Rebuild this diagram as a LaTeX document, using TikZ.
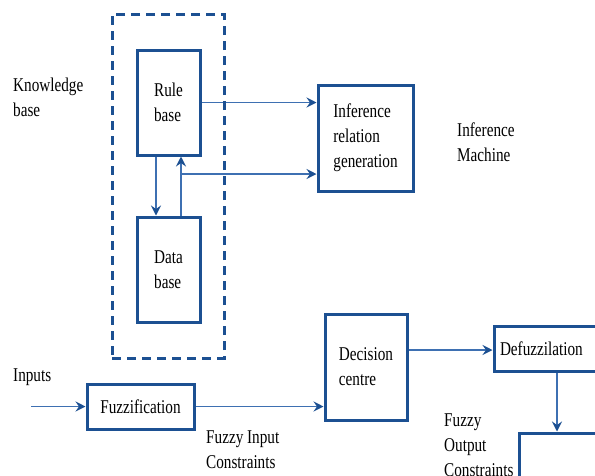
\documentclass[tikz,border=0pt]{standalone}
\usepackage{fontspec}
\setmainfont{Liberation Serif}[FakeStretch=0.78]
\usetikzlibrary{arrows.meta}
\pgfdeclarelayer{edgelayer}
\pgfdeclarelayer{nodelayer}
\pgfsetlayers{edgelayer,nodelayer,main}
\definecolor{boxblue}{RGB}{28,80,146}
\definecolor{wireblue}{RGB}{62,112,178}
\tikzstyle{block}=[draw=boxblue,line width=3pt,rectangle,align=left,inner sep=0pt,font=\fontsize{19.5}{25}\selectfont]
\tikzstyle{label}=[anchor=west,align=left,inner sep=0pt,font=\fontsize{19.5}{25}\selectfont]
\tikzstyle{arrow}=[-{Stealth[length=10pt,width=10pt,inset=3.5pt,color=boxblue]},draw=wireblue,line width=1.6pt]

\begin{document}
\begin{tikzpicture}[x=1pt,y=-1pt]
	\useasboundingbox (0,0) rectangle (595,475);
	\begin{pgfonlayer}{nodelayer}
		\node [style=block, dash pattern=on 9pt off 6pt, minimum width=112pt, minimum height=344pt] (kb) at (168,186) {};
		\node [style=block, minimum width=63pt, minimum height=105pt] (rule) at (168.5,102.5) {Rule\\base};
		\node [style=block, minimum width=63pt, minimum height=105pt] (data) at (168.5,269.5) {Data\\base};
		\node [style=block, minimum width=95pt, minimum height=106pt] (infer) at (365.5,138) {Inference\\relation\\generation};
		\node [style=block, minimum width=107pt, minimum height=45pt] (fuzz) at (140.5,406.5) {Fuzzification};
		\node [style=block, minimum width=82pt, minimum height=106pt] (dec) at (366,367) {Decision\\centre};
		\node [style=block, minimum width=130pt, minimum height=45pt, text width=118pt] (defuzz) at (559,348.5) {Defuzzilation};
		\node [style=block, minimum width=100pt, minimum height=100pt] (out) at (569,483) {};
		\node [style=label] (kblabel) at (13,97) {Knowledge\\base};
		\node [style=label] (machine) at (457,142) {Inference\\Machine};
		\node [style=label] (inputs) at (13,377) {Inputs};
		\node [style=label] (fic) at (206,450) {Fuzzy Input\\Constraints};
		\node [style=label] (foc) at (444,445) {Fuzzy\\Output\\Constraints};
		\coordinate (in) at (31,406.5);
		\coordinate (j) at (181,174);
		\coordinate (d) at (557,0);
	\end{pgfonlayer}
	\begin{pgfonlayer}{edgelayer}
		\draw [style=arrow] (rule.east) to (rule.east -| infer.west);
		\draw [style=arrow] ([xshift=-12.5pt]rule.south) to ([xshift=-12.5pt]data.north);
		\draw [style=arrow] ([xshift=12.5pt]data.north) to ([xshift=12.5pt]rule.south);
		\draw [style=arrow] (j) to (j -| infer.west);
		\draw [style=arrow] (in) to (fuzz.west);
		\draw [style=arrow] (fuzz.east) to (fuzz.east -| dec.west);
		\draw [style=arrow] (dec.east |- 0,350) to (defuzz.west |- 0,350);
		\draw [style=arrow] (defuzz.south -| d) to (out.north -| d);
	\end{pgfonlayer}
\end{tikzpicture}
\end{document}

*INSTRUCTION*
The pictures should not be reproduced; quote all of the other material exactly.

*TASK ANSWER*
Rebuild this diagram as a LaTeX document, using TikZ.
\documentclass[tikz,border=0pt]{standalone}
\usepackage{fontspec}
\setmainfont{Liberation Serif}[FakeStretch=0.78]
\usetikzlibrary{arrows.meta}
\pgfdeclarelayer{edgelayer}
\pgfdeclarelayer{nodelayer}
\pgfsetlayers{edgelayer,nodelayer,main}
\definecolor{boxblue}{RGB}{28,80,146}
\definecolor{wireblue}{RGB}{62,112,178}
\tikzstyle{block}=[draw=boxblue,line width=3pt,rectangle,align=left,inner sep=0pt,font=\fontsize{19.5}{25}\selectfont]
\tikzstyle{label}=[anchor=west,align=left,inner sep=0pt,font=\fontsize{19.5}{25}\selectfont]
\tikzstyle{arrow}=[-{Stealth[length=10pt,width=10pt,inset=3.5pt,color=boxblue]},draw=wireblue,line width=1.6pt]

\begin{document}
\begin{tikzpicture}[x=1pt,y=-1pt]
	\useasboundingbox (0,0) rectangle (595,475);
	\begin{pgfonlayer}{nodelayer}
		\node [style=block, dash pattern=on 9pt off 6pt, minimum width=112pt, minimum height=344pt] (kb) at (168,186) {};
		\node [style=block, minimum width=63pt, minimum height=105pt] (rule) at (168.5,102.5) {Rule\\base};
		\node [style=block, minimum width=63pt, minimum height=105pt] (data) at (168.5,269.5) {Data\\base};
		\node [style=block, minimum width=95pt, minimum height=106pt] (infer) at (365.5,138) {Inference\\relation\\generation};
		\node [style=block, minimum width=107pt, minimum height=45pt] (fuzz) at (140.5,406.5) {Fuzzification};
		\node [style=block, minimum width=82pt, minimum height=106pt] (dec) at (366,367) {Decision\\centre};
		\node [style=block, minimum width=130pt, minimum height=45pt, text width=118pt] (defuzz) at (559,348.5) {Defuzzilation};
		\node [style=block, minimum width=100pt, minimum height=100pt] (out) at (569,483) {};
		\node [style=label] (kblabel) at (13,97) {Knowledge\\base};
		\node [style=label] (machine) at (457,142) {Inference\\Machine};
		\node [style=label] (inputs) at (13,377) {Inputs};
		\node [style=label] (fic) at (206,450) {Fuzzy Input\\Constraints};
		\node [style=label] (foc) at (444,445) {Fuzzy\\Output\\Constraints};
		\coordinate (in) at (31,406.5);
		\coordinate (j) at (181,174);
		\coordinate (d) at (557,0);
	\end{pgfonlayer}
	\begin{pgfonlayer}{edgelayer}
		\draw [style=arrow] (rule.east) to (rule.east -| infer.west);
		\draw [style=arrow] ([xshift=-12.5pt]rule.south) to ([xshift=-12.5pt]data.north);
		\draw [style=arrow] ([xshift=12.5pt]data.north) to ([xshift=12.5pt]rule.south);
		\draw [style=arrow] (j) to (j -| infer.west);
		\draw [style=arrow] (in) to (fuzz.west);
		\draw [style=arrow] (fuzz.east) to (fuzz.east -| dec.west);
		\draw [style=arrow] (dec.east |- 0,350) to (defuzz.west |- 0,350);
		\draw [style=arrow] (defuzz.south -| d) to (out.north -| d);
	\end{pgfonlayer}
\end{tikzpicture}
\end{document}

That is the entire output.